The Governor at once called together the leading men of the place and laid before them the summons of surrender, and the first news of the war between France and England. It was couched in polite terms, but contained a well-laid plan. In all, eighteen ships had been despatched by His Majesty, the King of Britain. Several small stations had been captured, also a boat with supplies from France, and all resources were to be cut off. By surrendering they would save their homes and property, and be treated with the utmost courtesy, but it was the intention of the English to take the town, although they preferred to do it without bloodshed.

It was quite a lengthy document, and Champlain read it slowly, that each sentence might be well considered. The hard winter, the late spring, the supplies at Cape Tourmente and Tadoussac being cut off, rendered them in no situation for a prolonged struggle. But they would not yield so easily to the demand of the English. They had the courage of men who had undergone many hardships, and the pride of their nation. Quebec had been the child of the Sieur de Champlain's work and love. With one voice they resolved to refuse, and the word was sent to Captain David Kirke.

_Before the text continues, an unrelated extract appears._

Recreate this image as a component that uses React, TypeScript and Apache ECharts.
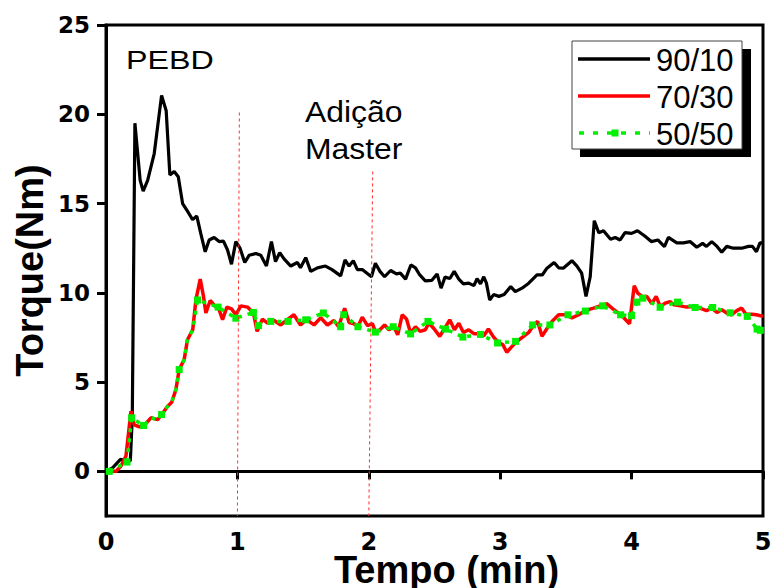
import React, { useEffect, useRef } from "react";
import * as echarts from "echarts";

// ---- data ----
const xTicks = [0, 1, 2, 3, 4, 5];
const yTicks = [0, 5, 10, 15, 20, 25];
const seriesNames = ["90/10", "70/30", "50/50"];

const blackX = [0, 0.05, 0.11, 0.15, 0.185, 0.2, 0.22, 0.26, 0.283, 0.317, 0.367, 0.423, 0.458, 0.486, 0.519, 0.55, 0.583, 0.626, 0.659, 0.691, 0.722, 0.755, 0.785, 0.823, 0.861, 0.894, 0.925, 0.955, 0.988, 1.02, 1.056, 1.089, 1.14, 1.178, 1.221, 1.259, 1.29, 1.322, 1.355, 1.406, 1.457, 1.48, 1.52, 1.558, 1.609, 1.67, 1.72, 1.786, 1.819, 1.85, 1.882, 1.913, 1.95, 2.02, 2.05, 2.085, 2.12, 2.166, 2.21, 2.24, 2.28, 2.32, 2.355, 2.388, 2.43, 2.48, 2.52, 2.55, 2.58, 2.617, 2.65, 2.685, 2.72, 2.76, 2.8, 2.824, 2.85, 2.875, 2.895, 2.92, 2.95, 2.99, 3.03, 3.08, 3.115, 3.166, 3.217, 3.28, 3.32, 3.356, 3.41, 3.445, 3.48, 3.546, 3.584, 3.62, 3.653, 3.685, 3.716, 3.75, 3.786, 3.84, 3.875, 3.913, 3.95, 4.0, 4.045, 4.1, 4.15, 4.2, 4.25, 4.28, 4.344, 4.394, 4.445, 4.496, 4.54, 4.57, 4.61, 4.65, 4.686, 4.724, 4.774, 4.838, 4.89, 4.92, 4.95, 4.977, 5.0];
const blackY = [0, 0.2, 0.67, 0.6, 0.58, 3.0, 19.5, 16.3, 15.7, 16.3, 17.8, 21.06, 20.2, 16.6, 16.8, 16.5, 15.0, 14.5, 14.1, 14.3, 13.3, 12.3, 12.96, 13.1, 12.87, 12.9, 12.4, 11.6, 12.87, 12.5, 11.7, 12.1, 12.2, 12.1, 11.5, 12.87, 11.75, 12.25, 11.9, 11.5, 11.7, 11.4, 11.97, 11.2, 11.4, 11.5, 11.3, 10.95, 11.84, 11.5, 11.8, 11.3, 11.3, 10.9, 11.66, 11.2, 10.9, 11.25, 11.06, 11.1, 10.77, 11.56, 11.4, 11.0, 10.67, 10.7, 11.06, 10.26, 10.88, 10.8, 11.2, 10.77, 10.5, 10.54, 10.4, 10.8, 10.5, 10.9, 10.54, 9.6, 9.9, 9.8, 9.9, 10.35, 10.07, 10.26, 10.54, 11.0, 11.0, 11.38, 11.7, 11.4, 11.38, 11.8, 11.5, 11.1, 9.8, 10.9, 14.04, 13.37, 13.48, 13.0, 13.1, 12.96, 13.37, 13.33, 13.48, 13.18, 12.87, 12.96, 12.59, 13.1, 12.8, 12.8, 12.87, 12.55, 12.77, 12.6, 12.87, 12.6, 12.27, 12.6, 12.5, 12.5, 12.6, 12.6, 12.3, 12.8, 12.8];

const redX = [0, 0.076, 0.114, 0.152, 0.19, 0.215, 0.253, 0.29, 0.342, 0.393, 0.43, 0.469, 0.5, 0.532, 0.557, 0.595, 0.62, 0.66, 0.684, 0.717, 0.742, 0.76, 0.793, 0.828, 0.861, 0.887, 0.92, 0.955, 0.988, 1.026, 1.077, 1.122, 1.15, 1.19, 1.23, 1.28, 1.33, 1.38, 1.43, 1.48, 1.527, 1.583, 1.634, 1.685, 1.735, 1.77, 1.816, 1.85, 1.887, 1.917, 1.95, 1.99, 2.027, 2.05, 2.085, 2.12, 2.153, 2.19, 2.22, 2.254, 2.287, 2.318, 2.355, 2.39, 2.43, 2.457, 2.495, 2.54, 2.576, 2.616, 2.652, 2.685, 2.72, 2.76, 2.8, 2.836, 2.875, 2.91, 2.95, 2.99, 3.02, 3.05, 3.09, 3.128, 3.178, 3.217, 3.255, 3.285, 3.318, 3.356, 3.394, 3.445, 3.495, 3.546, 3.597, 3.647, 3.71, 3.76, 3.81, 3.86, 3.926, 3.984, 4.02, 4.045, 4.078, 4.116, 4.154, 4.187, 4.217, 4.255, 4.293, 4.323, 4.37, 4.42, 4.47, 4.52, 4.57, 4.61, 4.65, 4.686, 4.724, 4.76, 4.8, 4.838, 4.87, 4.914, 4.95, 5.0];
const redY = [0, 0, 0.3, 0.86, 3.37, 2.6, 2.5, 2.57, 3.0, 2.9, 3.24, 3.65, 3.87, 4.58, 5.7, 6.26, 7.37, 7.93, 9.6, 10.77, 9.8, 8.87, 9.57, 9.27, 9.05, 8.5, 9.2, 9.1, 8.77, 9.27, 9.2, 8.87, 7.84, 8.53, 8.3, 8.45, 8.2, 8.5, 8.77, 8.2, 8.5, 8.2, 8.6, 8.2, 8.45, 8.1, 9.14, 8.34, 8.27, 8.1, 8.64, 8.16, 8.27, 7.84, 7.93, 8.2, 7.93, 8.1, 7.65, 8.77, 8.53, 7.75, 8.1, 7.84, 7.93, 8.3, 8.0, 7.56, 8.0, 8.49, 7.93, 8.3, 7.78, 7.93, 7.71, 7.71, 7.6, 7.97, 7.52, 7.19, 7.1, 6.67, 7.0, 7.28, 7.56, 7.78, 8.2, 8.4, 7.56, 8.0, 8.4, 8.77, 8.77, 8.6, 8.77, 9.0, 9.14, 9.27, 9.39, 9.09, 8.72, 8.27, 10.4, 10.0, 9.8, 9.8, 9.39, 9.8, 9.24, 9.42, 9.5, 9.33, 9.27, 9.2, 9.24, 9.14, 9.0, 9.14, 8.9, 9.05, 8.87, 8.77, 9.0, 9.14, 8.8, 8.8, 8.77, 8.68];

// green: 1 = square marker drawn at that point, 0 = plain line point
const greenX = [0.025, 0.16, 0.195, 0.286, 0.342, 0.393, 0.423, 0.469, 0.5, 0.532, 0.557, 0.595, 0.62, 0.66, 0.697, 0.853, 0.988, 1.122, 1.16, 1.254, 1.385, 1.52, 1.654, 1.786, 1.81, 1.917, 2.05, 2.186, 2.318, 2.45, 2.584, 2.716, 2.85, 2.98, 3.117, 3.247, 3.378, 3.516, 3.648, 3.78, 3.916, 4.0, 4.04, 4.085, 4.217, 4.35, 4.483, 4.617, 4.75, 4.88, 4.955, 4.98];
const greenY = [0, 0.52, 3.0, 2.57, 3.0, 2.9, 3.18, 3.65, 3.87, 4.58, 5.7, 6.26, 7.37, 7.93, 9.6, 9.2, 8.58, 8.9, 8.16, 8.4, 8.4, 8.49, 8.87, 8.1, 8.77, 8.1, 7.8, 8.1, 7.7, 8.4, 7.97, 7.52, 7.67, 7.19, 7.28, 8.2, 8.2, 8.77, 8.98, 9.27, 8.77, 8.72, 9.48, 9.7, 9.19, 9.48, 9.18, 9.18, 8.88, 8.68, 7.97, 7.9];
const greenMark = [1, 1, 1, 1, 0, 0, 1, 0, 0, 0, 1, 0, 0, 0, 1, 1, 1, 1, 1, 1, 1, 1, 1, 1, 1, 1, 1, 1, 1, 1, 1, 1, 1, 1, 1, 1, 1, 1, 1, 1, 1, 1, 1, 1, 1, 1, 1, 1, 1, 1, 1, 1];

// dotted "Adição Master" guide lines: [x top, y top, x bottom, y bottom]
const guideLines = [
  [1.015, 20.1, 1.0, -2.5],
  [2.03, 16.8, 2.0, -2.5],
];

const annotations = ["PEBD", "Adição", "Master"];

export default function App() {
  const ref = useRef<HTMLDivElement>(null);

  useEffect(() => {
    if (!ref.current) return;
    const chart = echarts.init(ref.current, null, { renderer: "svg" });

    const zip = (xs: number[], ys: number[]) => xs.map((x, i) => [x, ys[i]]);
    const greenData = greenX.map((x, i) => ({
      value: [x, greenY[i]],
      symbol: greenMark[i] ? "rect" : "none",
    }));

    const sans = "'Liberation Sans', Arial, sans-serif";
    const tickFont = "'DejaVu Sans', sans-serif";

    const legendRows = [59, 96, 133];
    const legendColors = ["#000000", "#ff0000", "#00ee00"];

    const legendGraphics: any[] = [
      { type: "rect", shape: { x: 580, y: 49, width: 171, height: 108 }, style: { fill: "#000" }, silent: true },
      { type: "rect", shape: { x: 572, y: 41, width: 170, height: 108 }, style: { fill: "#fff", stroke: "#444", lineWidth: 1 }, silent: true },
    ];
    seriesNames.forEach((name, i) => {
      const y = legendRows[i];
      if (i < 2) {
        legendGraphics.push({
          type: "line",
          shape: { x1: 578, y1: y, x2: 650, y2: y },
          style: { stroke: legendColors[i], lineWidth: 3.5 },
          silent: true,
        });
      } else {
        legendGraphics.push({
          type: "line",
          shape: { x1: 579, y1: y, x2: 650, y2: y },
          style: { stroke: legendColors[i], lineWidth: 3.5, lineDash: [5, 9] },
          silent: true,
        });
        legendGraphics.push({
          type: "rect",
          shape: { x: 611.5, y: y - 3.5, width: 7, height: 7 },
          style: { fill: legendColors[i] },
          silent: true,
        });
      }
      legendGraphics.push({
        type: "text",
        x: 656,
        y: y + 1,
        style: { text: name, font: `31px ${sans}`, fill: "#000", textAlign: "left", textVerticalAlign: "middle" },
        silent: true,
      });
    });

    const annotationGraphics: any[] = [
      { type: "text", x: 126, y: 47, scaleX: 1.24, style: { text: annotations[0], font: `26px ${sans}`, fill: "#000", textAlign: "left", textVerticalAlign: "top" }, silent: true },
      { type: "text", x: 305, y: 97, scaleX: 1.1, style: { text: annotations[1], font: `29px ${sans}`, fill: "#000", textAlign: "left", textVerticalAlign: "top" }, silent: true },
      { type: "text", x: 305, y: 134, scaleX: 1.1, style: { text: annotations[2], font: `29px ${sans}`, fill: "#000", textAlign: "left", textVerticalAlign: "top" }, silent: true },
    ];

    const option: any = {
      animation: false,
      backgroundColor: "#ffffff",
      grid: {
        left: 106,
        right: 8,
        top: 25,
        bottom: 72,
        containLabel: false,
        outerBoundsMode: "none",
        show: true,
        borderColor: "#000",
        borderWidth: 3,
        backgroundColor: "transparent",
      },
      xAxis: {
        type: "value",
        min: 0,
        max: 5,
        interval: 1,
        name: "Tempo (min)",
        nameLocation: "middle",
        nameGap: 35,
        nameMoveOverlap: false,
        nameTextStyle: { fontFamily: sans, fontWeight: "bold", fontSize: 38, color: "#000", padding: [0, 0, 0, 24] },
        axisLine: { show: true, lineStyle: { color: "#000", width: 3 } },
        axisTick: { show: true, inside: false, length: 8, lineStyle: { color: "#000", width: 3 } },
        axisLabel: {
          customValues: xTicks,
          fontFamily: tickFont,
          fontWeight: "bold",
          fontSize: 24,
          color: "#000",
          margin: 14,
        },
        splitLine: { show: false },
      },
      yAxis: {
        type: "value",
        min: -2.5,
        max: 25,
        interval: 2.5,
        name: "Torque(Nm)",
        nameLocation: "middle",
        nameRotate: 90,
        nameGap: 57,
        nameMoveOverlap: false,
        nameTextStyle: { fontFamily: sans, fontWeight: "bold", fontSize: 38, color: "#000", padding: [0, 0, 0, 0] },
        axisLine: { show: true, lineStyle: { color: "#000", width: 3 } },
        axisTick: { show: true, inside: false, length: 9, customValues: yTicks, lineStyle: { color: "#000", width: 3 } },
        axisLabel: {
          customValues: yTicks,
          fontFamily: tickFont,
          fontWeight: "bold",
          fontSize: 23,
          color: "#000",
          margin: 16,
        },
        splitLine: { show: false },
      },
      series: [
        {
          name: seriesNames[0],
          type: "line",
          data: zip(blackX, blackY),
          showSymbol: false,
          symbol: "none",
          lineStyle: { color: "#000", width: 3.2 },
          z: 2,
          markLine: {
            silent: true,
            symbol: ["none", "none"],
            label: { show: false },
            lineStyle: { color: "#ff3030", width: 1, type: [3, 3] },
            data: guideLines.map((g) => [{ coord: [g[0], g[1]] }, { coord: [g[2], g[3]] }]),
          },
        },
        {
          name: seriesNames[1],
          type: "line",
          data: zip(redX, redY),
          showSymbol: false,
          symbol: "none",
          lineStyle: { color: "#ff0000", width: 3.5 },
          z: 3,
        },
        {
          name: seriesNames[2],
          type: "line",
          data: greenData,
          symbol: "rect",
          symbolSize: 7,
          showAllSymbol: true,
          itemStyle: { color: "#00ee00" },
          lineStyle: { color: "#00ee00", width: 3.5, type: [4, 6] },
          z: 4,
        },
      ],
      graphic: [...annotationGraphics, ...legendGraphics],
    };

    chart.setOption(option);
    return () => chart.dispose();
  }, []);

  return (
    <div
      ref={ref}
      style={{ position: "fixed", left: 0, top: 0, width: 771, height: 588, background: "#fff" }}
    />
  );
}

He meanwhile turned his fleet down the river, fancying the town an easy prey, when he espied the relief stores sent from France, a dozen or so vessels, bringing colonists, workmen, priests, women, and children, and farming implements, as well as stores, convoyed by a man-of-war. It was a rich prize for the Englishman, and an order for surrender was sent, which was refused.

The battle was indeed disastrous for Quebec, though they were not to know it until months afterward. Most of the emigrants Captain Kirke despatched back to France, some of the least valuable vessels he burned, and sailed home with his trophies, leaving Quebec for another attempt.

Meanwhile the little colony waited in ill-defined terror. Day after day passed and no attack was made. Then they ventured to send out some boats and found to their surprise the river was clear of the enemy, but every little settlement had been laid waste. The stock of food was growing low, the crops were not promising. Every consignment sent from France had miscarried, and since the two nations were at war there was small hope of supplies. What would they do in winter? Already the woods were scoured for nuts and edible roots, and stores were hidden away with trembling hands. There were many plans discussed. If they could send part of their people out to find a Basque fishing fleet, and thus return home.

No heart was heavier than that of the Sieur de Champlain. To be sure there was his renown as a discoverer and explorer, but the city he had planned, that was to be the crowning point of France's possessions, was slowly falling to decay.